Whew!! That was extensive.
Thanks for posting it. Im still confused if I am giving the best dry food for now.
Does anyone know if Royal Canine is really ok?Also Holly really misses her lil ceasars square,still no?
They're now sticking their noses up at steak and eggs!!!!!


----------



## momtoboo (Jan 30, 2006)

Thanks. I saw that the Dingo Chicken Jerky Strips have been recalled due to Salmonella. I just had bought a pack of those Tuesday at Target for the very first time. Now I have to throw those away too.

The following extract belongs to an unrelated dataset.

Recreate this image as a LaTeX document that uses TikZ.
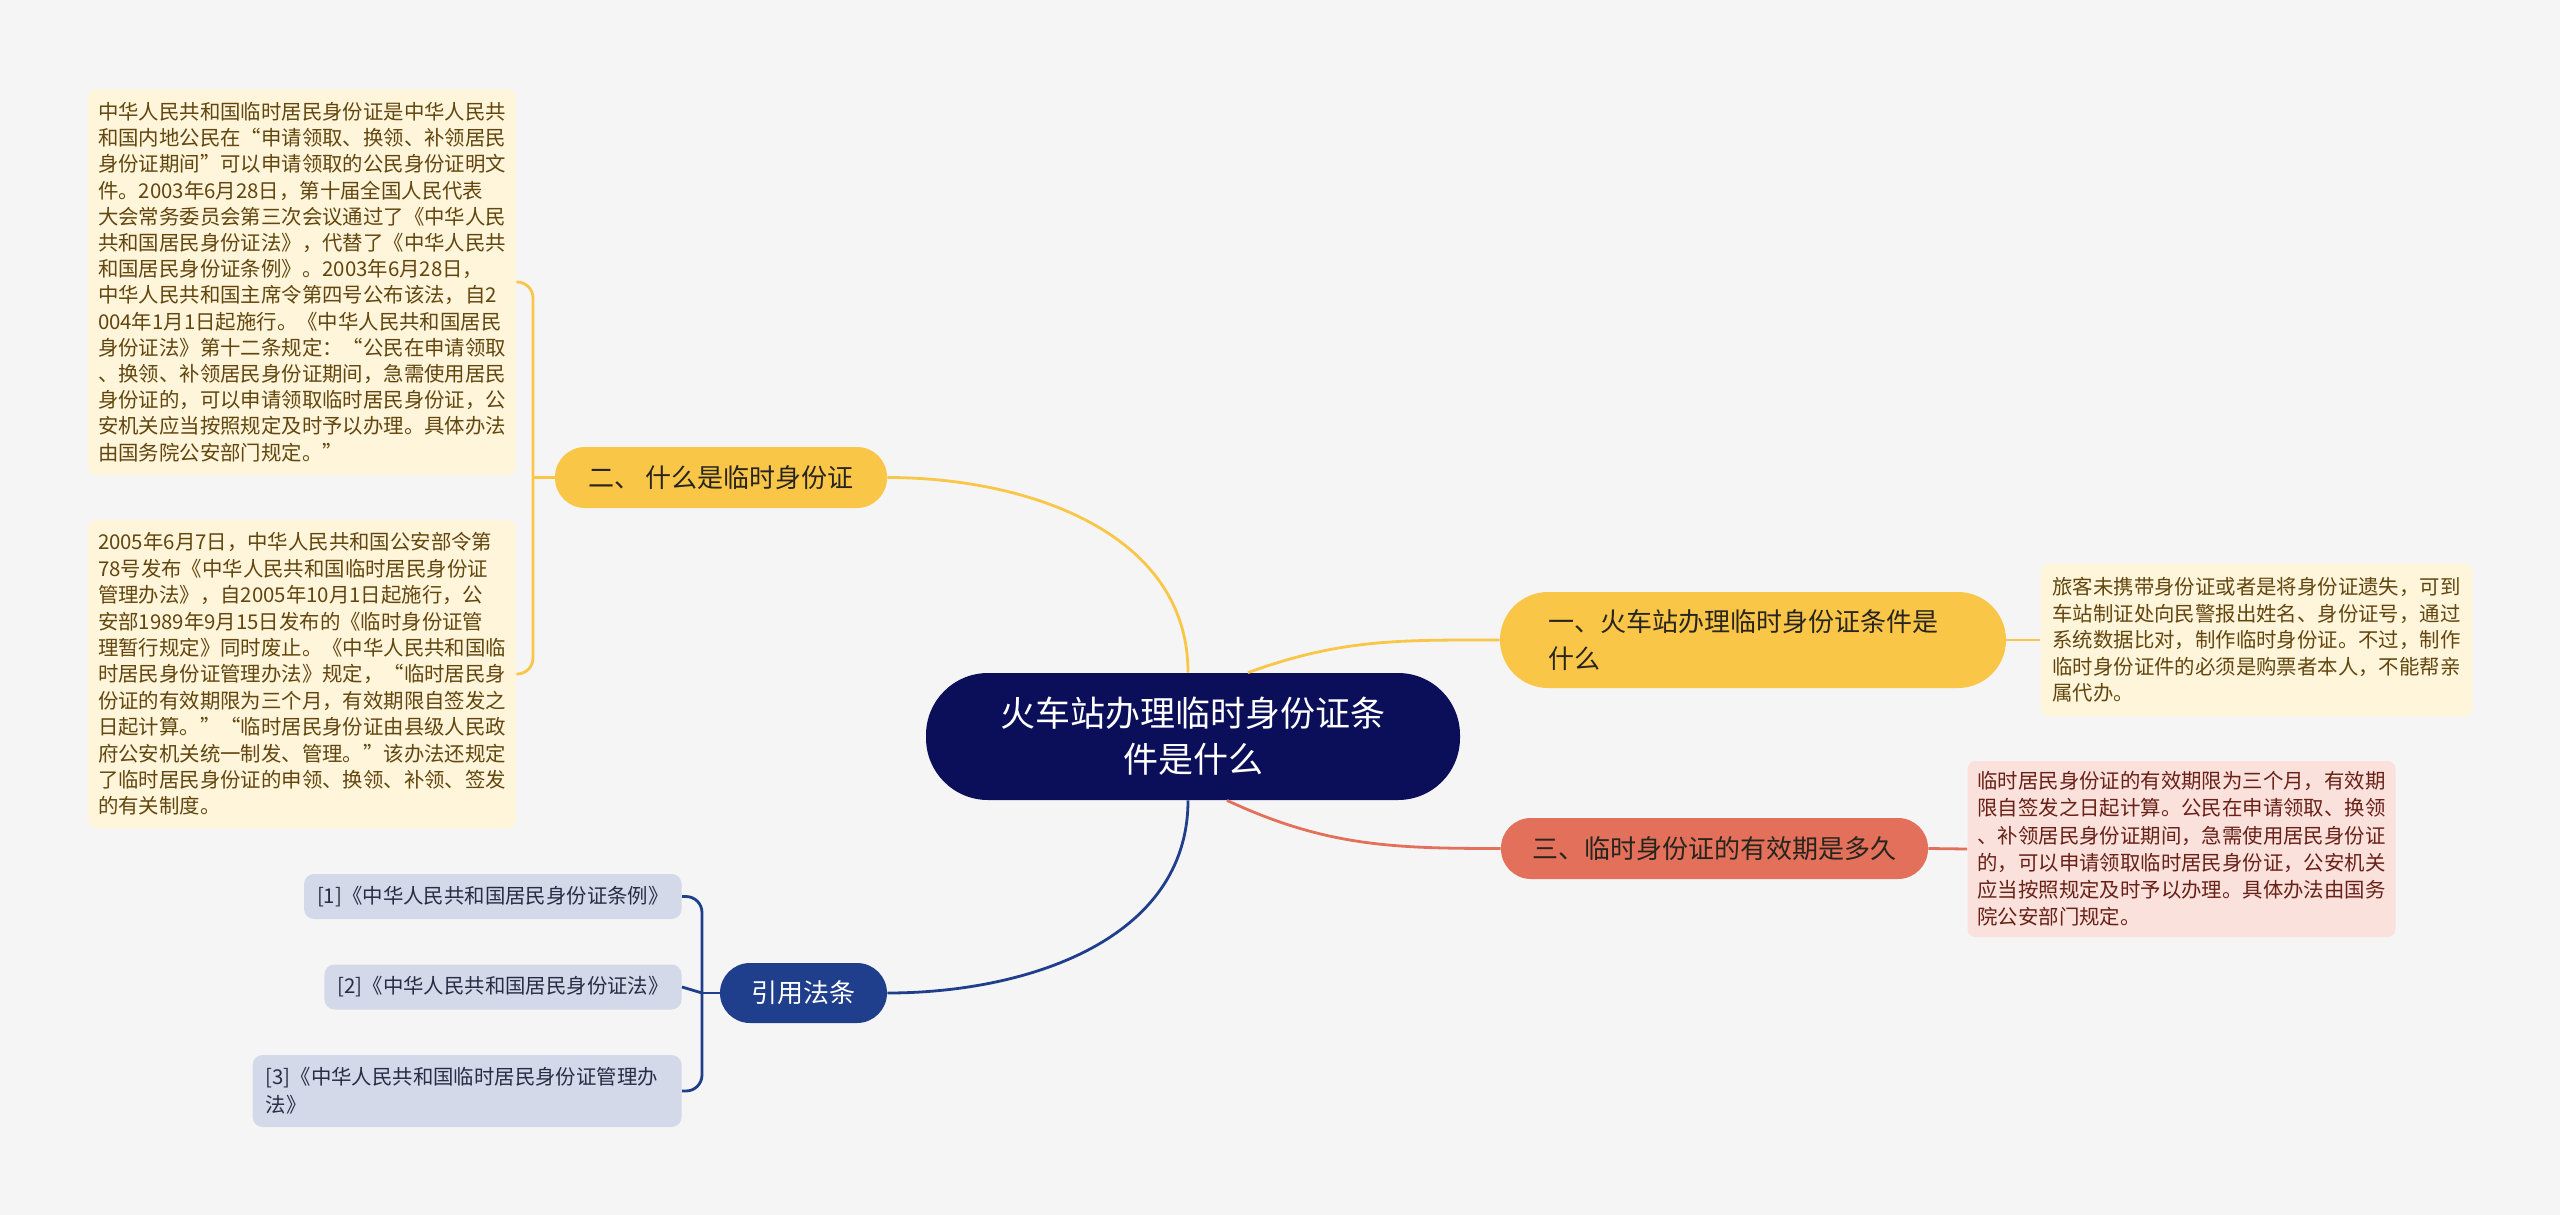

I'd already gave Hannah & Boo one each. Thankfully they are both fine so far.


----------



## pico's parent (Apr 5, 2004)

Only the Royal Canin canned foods have been implicated but NOT in the Menu foods recall. It seems one of THIER suppliers miscalculated the amount of Vitamin D. Check the RC website at www.royalcanin.com

I free-feed Pico the Royal CAnin liver diet kibble and feel comfortable now continuing that. He also eats home-cooked wet food.


----------



## LisalovesRocco (Mar 28, 2006)

Thank you for posting this link. Very informative!


----------



## Bonnie's Mommie (Mar 2, 2006)

This was very informative, and eased my mind. I also called my pet food store for further clarification when the recall first came out. Bonnie eats Stellla and Chewy's and a little Solid Gold; both are considered very good, high quality foods. Although I'm a little concerned that Solid Gold's dry food is made by Diamond. Weren't they involved in a recall within the last year or so? Anybody remember? 

EDIT: Just found a link to the Diamond Food recall of 2005 - Solid Gold was not named.

http://www.fda.gov/oc/po/firmrecalls/diamond12_05.html


----------



## cairoluv (Mar 4, 2007)

> Only the Royal Canin canned foods have been implicated but NOT in the Menu foods recall. It seems one of THIER suppliers miscalculated the amount of Vitamin D. Check the RC website at www.royalcanin.com
> 
> I free-feed Pico the Royal CAnin liver diet kibble and feel comfortable now continuing that. He also eats home-cooked wet food.[/B]



Didn't know if this was posted anywhere else - there are so many different discussions going on about this. I am having a horrible time replacing my boys food so they are stuck with homemade wet food until I can find a dry food that is safe - One of my boys started throwing up when I gave him NB Duck and Potato so I am still searching. 

Royal Canin recalled these foods in the US: 

http://www.royalcanin.us/

Frequently Asked Questions and Answers
(Updated April 21 2007) 

April 19, 2007

Dear Royal Canin USA Customer,

It is with sincere regret that I inform you of a new and unfortunate development with some of our pet food products.

Although we have no confirmed cases of illness in pets, we have decided to voluntarily remove the following dry pet food products that contain rice protein concentrate due to the presence of a melamine derivative. 

ROYAL CANIN SENSIBLE CHOICE® (available in pet specialty stores nationwide)

- Chicken Meal & Rice Formula Senior DRY DOG FOOD 
- Lamb Meal & Rice Formula Puppy DRY DOG FOOD
- Lamb Meal & Rice Formula Adult DRY DOG FOOD
- Lamb Meal & Rice Formula Senior DRY DOG FOOD
- Rice & Catfish Meal Formula Adult DRY DOG FOOD

ROYAL CANIN VETERINARY DIET™ (available only in veterinary clinics)

- Canine Early Cardiac EC 22™ 
- Canine Skin Support SS21™
- Feline Hypoallergenic HP23™


----------